A federal judge in Washington today sentenced a Canadian national in a foreign corruption case to 30 months in prison, rejecting the Justice Department request for an incarceration term of more than seven years.
Prosecutors said Ousama Naaman, 62, an agent for the chemical company Innospec Inc., pleaded guilty in U.S. District Court for the District of Columbia. He was arrested in Germany in 2009 and extradited to the United States to face charges here.
Justice Department lawyers said Naaman paid kickbacks to the Iraqi government in exchange for contracts under the United Nations Oil for Food Program. He was also accused of paying some $167,000 in bribes to members of the Iraqi Ministry of Oil.
Innospec pleaded guilty in Washington in March 2010 for the bribery and kickback scheme. Justice Department prosecutors said the company was liable for kickbacks paid to the former Iraqi government under the U.N. oil for food program.
The company’s former chief executive officer, Paul Jennings, and a managing director, David Turner, are charged in the United Kingdom. The corruption cases against them are pending. DOJ lawyers said Jennings and Turner are expected to plead guilty.
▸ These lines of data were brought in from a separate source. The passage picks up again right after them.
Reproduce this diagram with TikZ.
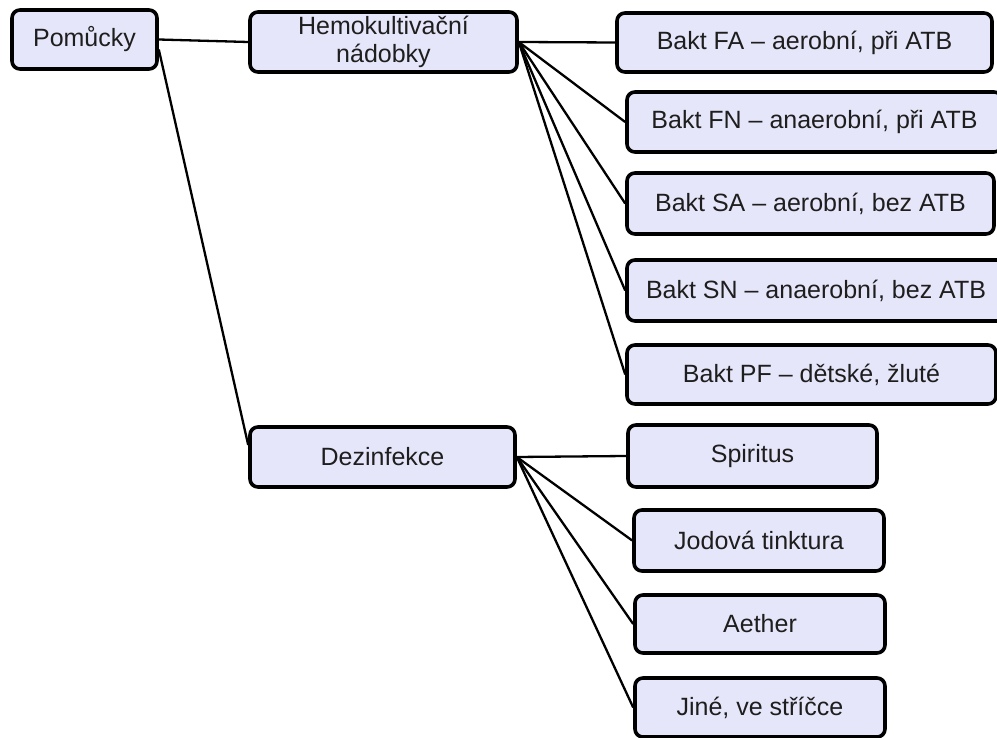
\documentclass[tikz,border=0pt]{standalone}
\usepackage{fontspec}
\setmainfont{Liberation Sans}
\definecolor{boxfill}{RGB}{230,230,250}
\definecolor{ink}{RGB}{30,30,30}
\begin{document}
\begin{tikzpicture}[x=1pt,y=-1pt,
  item/.style={draw=black, line width=3.6pt, fill=boxfill, rounded corners=8pt,
    inner sep=0pt, align=center, text=ink,
    font=\fontsize{25}{28}\selectfont},
  link/.style={draw=black, line width=2.3pt}]
\useasboundingbox (0,0) rectangle (997,738);
\clip (0,0) rectangle (997,738);

% root
\node[item, minimum width=145pt, minimum height=59pt] (pom) at (84.5,39.5) {Pomůcky};

% second level
\node[item, minimum width=267pt, minimum height=60pt] (hemo) at (383.5,42) {Hemokultivační\\nádobky};
\node[item, minimum width=265pt, minimum height=60pt] (dez) at (382.5,457) {Dezinfekce};

% blood culture bottles
\node[item, minimum width=375pt, minimum height=59pt] (fa) at (804.5,42.5) {Bakt FA – aerobní, při ATB};
\node[item, minimum width=375pt, minimum height=60pt] (fn) at (814.5,122) {Bakt FN – anaerobní, při ATB};
\node[item, minimum width=367pt, minimum height=61pt] (sa) at (810.5,203.5) {Bakt SA – aerobní, bez ATB};
\node[item, minimum width=378pt, minimum height=61pt] (sn) at (816,290.5) {Bakt SN – anaerobní, bez ATB};
\node[item, minimum width=369pt, minimum height=59pt] (pf) at (811.5,374.5) {Bakt PF – dětské, žluté};

% disinfection
\node[item, minimum width=249pt, minimum height=62pt] (spi) at (752.5,456) {Spiritus};
\node[item, minimum width=250pt, minimum height=61pt] (jod) at (759,540.5) {Jodová tinktura};
\node[item, minimum width=250pt, minimum height=58pt] (aet) at (760,624) {Aether};
\node[item, minimum width=250pt, minimum height=59pt] (jin) at (760,707.5) {Jiné, ve stříčce};

% connectors
\draw[link] (pom.east) -- (hemo.west);
\draw[link] ([yshift=-10pt]pom.east) -- ([yshift=12pt]dez.west);
\foreach \t in {fa,fn,sa,sn,pf}
  \draw[link] (hemo.east) -- (\t.west);
\foreach \t in {spi,jod,aet,jin}
  \draw[link] (dez.east) -- (\t.west);
\end{tikzpicture}
\end{document}
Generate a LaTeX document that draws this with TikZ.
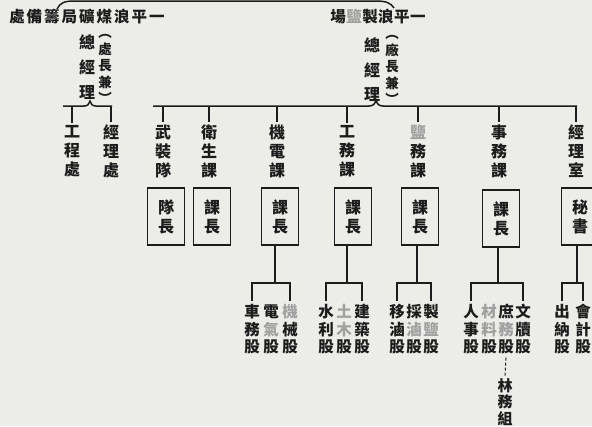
\documentclass[tikz,border=0pt]{standalone}
\usepackage{fontspec}
\setmainfont{Noto Sans CJK TC}
\definecolor{ink}{RGB}{28,28,28}
\definecolor{faint}{RGB}{160,160,160}
\definecolor{paper}{RGB}{236,236,233}
\newcommand\fa[1]{{\color{faint}#1}}
\begin{document}
\begin{tikzpicture}[x=1pt,y=-1pt,
  every node/.style={inner sep=0pt, text=ink},
  ln/.style={draw=ink, line width=1.5pt},
  titleA/.style={font=\bfseries\fontsize{15.5}{15.5}\selectfont},
  head/.style={align=center, font=\bfseries\fontsize{16}{25}\selectfont},
  paren/.style={align=center, font=\bfseries\fontsize{13.5}{16.5}\selectfont},
  dept/.style={align=center, font=\bfseries\fontsize{16}{19}\selectfont},
  box/.style={draw=ink, line width=1.4pt, minimum width=37pt, minimum height=57pt,
              align=center, font=\bfseries\fontsize{16}{19}\selectfont},
  sec/.style={align=center, font=\bfseries\fontsize{15.5}{17.5}\selectfont},
]
\useasboundingbox (0,0) rectangle (592,426);
\fill[paper] (0,0) rectangle (592,426);
\clip (0,0) rectangle (592,426);

% ---- titles
\node[titleA] (lt) at (87,17) {處\hspace{2pt}備\hspace{2pt}籌\hspace{2pt}局\hspace{2pt}礦\hspace{2pt}煤\hspace{2pt}浪\hspace{2pt}平\hspace{2pt}一};
\node[titleA] (rt) at (378,17) {場\hspace{0.5pt}\fa{鹽}\hspace{0.5pt}製\hspace{0.5pt}浪\hspace{0.5pt}平\hspace{0.5pt}一};
\coordinate (tL) at (57,9);
\coordinate (tR) at (394,8);
\draw[ln] (tL) .. controls (60,3) and (64,1) .. (74,1) -- (376,1) .. controls (386,1) and (391,3) .. (tR);

% ---- left block
\node[head] (lgm) at (87,67) {總\\經\\理};
\node[paren] (lpar) at (105,69) {︵\\處\\長\\兼\\︶};
\coordinate (lL) at (63,106);
\coordinate (lR) at (112,106);
\draw[ln] (lL) -- (84,106) .. controls (88,106) and (89,104) .. (90,101) .. controls (91,104) and (92,106) .. (96,106) -- (lR);
\node[dept] (lgc) at (72,151) {工\\程\\處};
\node[dept] (ljl) at (111,151) {經\\理\\處};
\draw[ln] (lgc.north |- lL) -- ([yshift=2pt]lgc.north);
\draw[ln] (ljl.north |- lR) -- ([yshift=2pt]ljl.north);

% ---- right block
\node[head, font=\bfseries\fontsize{16}{24.5}\selectfont] (rgm) at (372,70) {總\\經\\理};
\node[paren] (rpar) at (392,70) {︵\\廠\\長\\兼\\︶};
\coordinate (mL) at (153,106);
\coordinate (mR) at (577,106);
\draw[ln] (mL) -- (369,106) .. controls (373,106) and (375,104) .. (376,100) .. controls (377,104) and (379,106) .. (383,106) -- (mR);

\node[dept] (d1) at (163,151) {武\\裝\\隊};
\node[dept] (d2) at (209,151) {衛\\生\\課};
\node[dept] (d3) at (277,151) {機\\電\\課};
\node[dept] (d4) at (347,151) {工\\務\\課};
\node[dept] (d5) at (418,151) {\fa{鹽}\\務\\課};
\node[dept] (d6) at (499,151) {事\\務\\課};
\node[dept] (d7) at (576,151) {經\\理\\室};
\foreach \d in {d1,d2,d3,d4,d5,d6,d7}
  \draw[ln] (\d.north |- mL) -- ([yshift=2pt]\d.north);

\node[box] (b1) at (166,216.5) {隊\\長};
\node[box] (b2) at (212,216.5) {課\\長};
\node[box] (b3) at (280,216.5) {課\\長};
\node[box] (b4) at (353,216.5) {課\\長};
\node[box] (b5) at (420,216.5) {課\\長};
\node[box] (b6) at (501,218.5) {課\\長};
\node[box] (b7) at (580,216.5) {秘\\書};

% ---- sections
\coordinate (bar) at (0,283);
\node[sec] (s11) at (252,329.5) {車\\務\\股};
\node[sec] (s12) at (271,329.5) {電\\\fa{氣}\\股};
\node[sec] (s13) at (290,329.5) {\fa{機}\\械\\股};
\node[sec] (s21) at (326,329.5) {水\\利\\股};
\node[sec] (s22) at (344,329.5) {\fa{土}\\\fa{木}\\股};
\node[sec] (s23) at (362,329.5) {建\\築\\股};
\node[sec] (s31) at (397,329.5) {移\\滷\\股};
\node[sec] (s32) at (414,329.5) {採\\\fa{滷}\\股};
\node[sec] (s33) at (431,329.5) {製\\\fa{鹽}\\股};
\node[sec] (s41) at (471,329.5) {人\\事\\股};
\node[sec] (s42) at (489,329.5) {\fa{材}\\\fa{料}\\股};
\node[sec] (s43) at (506,329.5) {庶\\\fa{務}\\股};
\node[sec] (s44) at (523,329.5) {文\\牘\\股};
\node[sec] (s51) at (562,329.5) {出\\納\\股};
\node[sec] (s52) at (583,329.5) {會\\計\\股};
\node[sec, font=\bfseries\fontsize{15}{16.5}\selectfont] (lw) at (505,402) {林\\務\\組};

% box -> bar
\draw[ln] ([xshift=-5pt]b3.south) -- ([xshift=-5pt]b3.south |- bar);
\draw[ln] ([xshift=-6pt]b4.south) -- ([xshift=-6pt]b4.south |- bar);
\draw[ln] ([xshift=-3pt]b5.south) -- ([xshift=-3pt]b5.south |- bar);
\draw[ln] ([xshift=-3pt]b6.south) -- ([xshift=-3pt]b6.south |- bar);
\draw[ln] ([xshift=-3pt]b7.south) -- ([xshift=-3pt]b7.south |- bar);

% bars and drops
\foreach \a/\b in {s11/s13, s21/s23, s31/s33, s41/s44, s51/s52}{
  \draw[ln] ([xshift=-1pt]\a.north |- bar) -- ([xshift=1pt]\b.north |- bar);
  \draw[ln] (\a.north |- bar) -- ([yshift=3pt]\a.north);
  \draw[ln] (\b.north |- bar) -- ([yshift=3pt]\b.north);
}
\draw[draw=ink, line width=1pt, densely dashed] ([yshift=-3pt]s43.south) -- ([yshift=2pt]lw.north);
\end{tikzpicture}
\end{document}
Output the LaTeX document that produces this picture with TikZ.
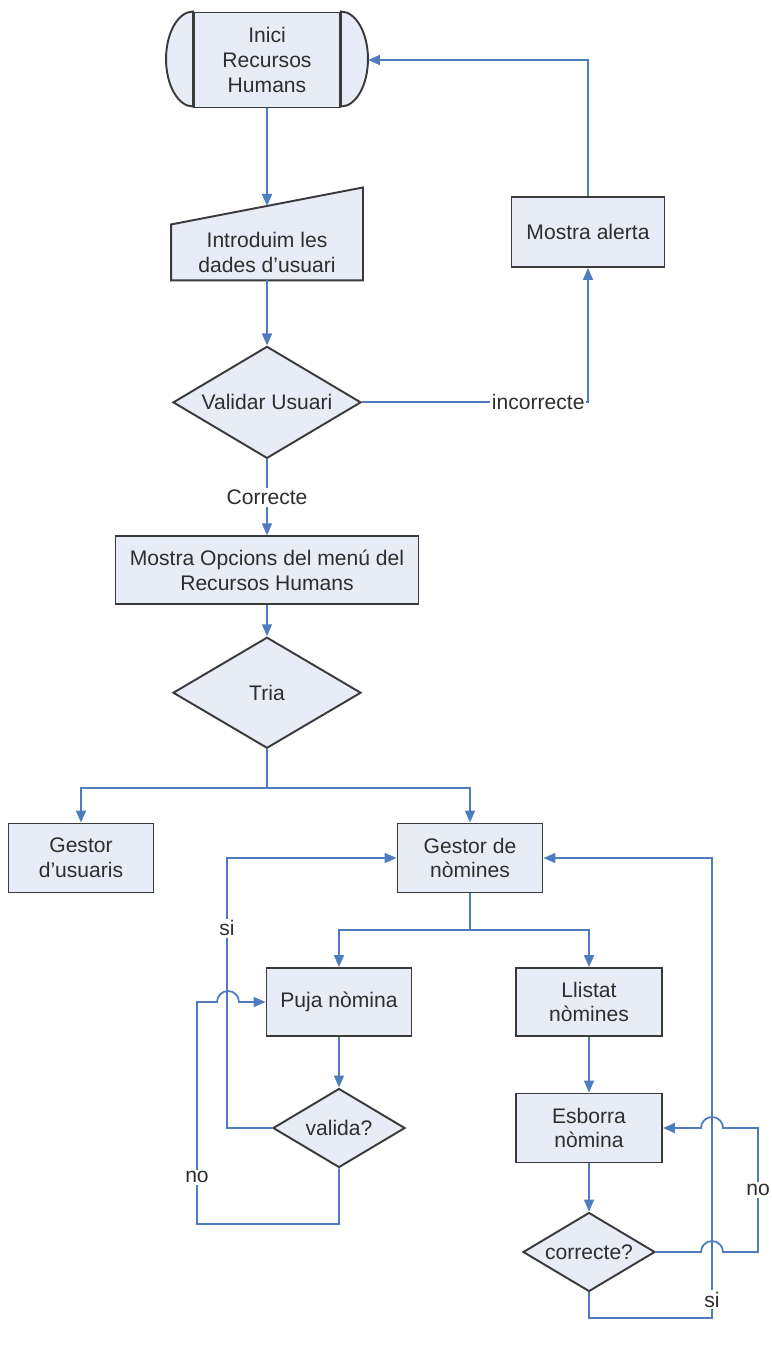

Naaman, represented by Chadbourne & Park partner Abbe Lowell, apologized in court today before Judge Ellen Segal Huvelle issued her sentence. Naaman said he deeply regretted his action and that he is a changed man.
“The message to be sent by my case has been sent,” Naaman said.
Huvelle spent the bulk of today’s hearing discussing with the lawyers the scope of the Justice Department’s stepped up enforcement of individuals under the Foreign Corrupt Practices Act of 1977, which proscribed penalties for certain payments made to foreign officials. The judge examined at length prison sentences handed out in FCPA cases in recent years.
Nathaniel Edmonds, a Justice Department fraud prosecutor, said the Naaman prosecution was part of the first wave of the DOJ push to hold more individuals accountable for FCPA violations. Huvelle questioned why the Justice Department did not bring charges in Washington against Innospec officials.
The prosecutor urged Huvelle to sentence Naaman to 90 months in prison, a sentence that Edmonds said other judges would look at for guidance in subsequent cases involving foreign nationals who are agents for, not executives of, corporations.
Edmonds said there should be no leniency provided to non-U.S. resident agents who are charged in FCPA cases. Carving out an exception for them through less-than-severe prison sentences, he said, would send a “tremendously bad message.”
Naaman’s guideline sentence was 12 years. But the government agreed to cut him a break and recommend, instead, 90 months for his cooperation. Prosecutors later discounted the value of the cooperation, saying that Naaman had provided false statements to investigators.
Lowell, addressing the judge, questioned what message the Justice Department was trying to send in seeking to put away Naaman for more than seven years. He jokingly talked about a "sticky" multiplication button on the calculator in the Justice Department fraud section.
“In this holiday season, I’m thinking about buying them a new one,” Lowell said in court.
Lowell disputed the government’s contention the Naaman case will have precedential value, saying that criminal prosecutions involve unique circumstances.
Huvelle said she did not agree with the Justice Department about the deterrent effect of a 90-month prison sentence. The judge said the 30-month term is “sufficient but not unnecessarily punitive.”
Naaman is hopeful he can serve his prison term at a facility in Canada for which he will pay. Naaman must also pay a $250,000 fine, Huvelle said.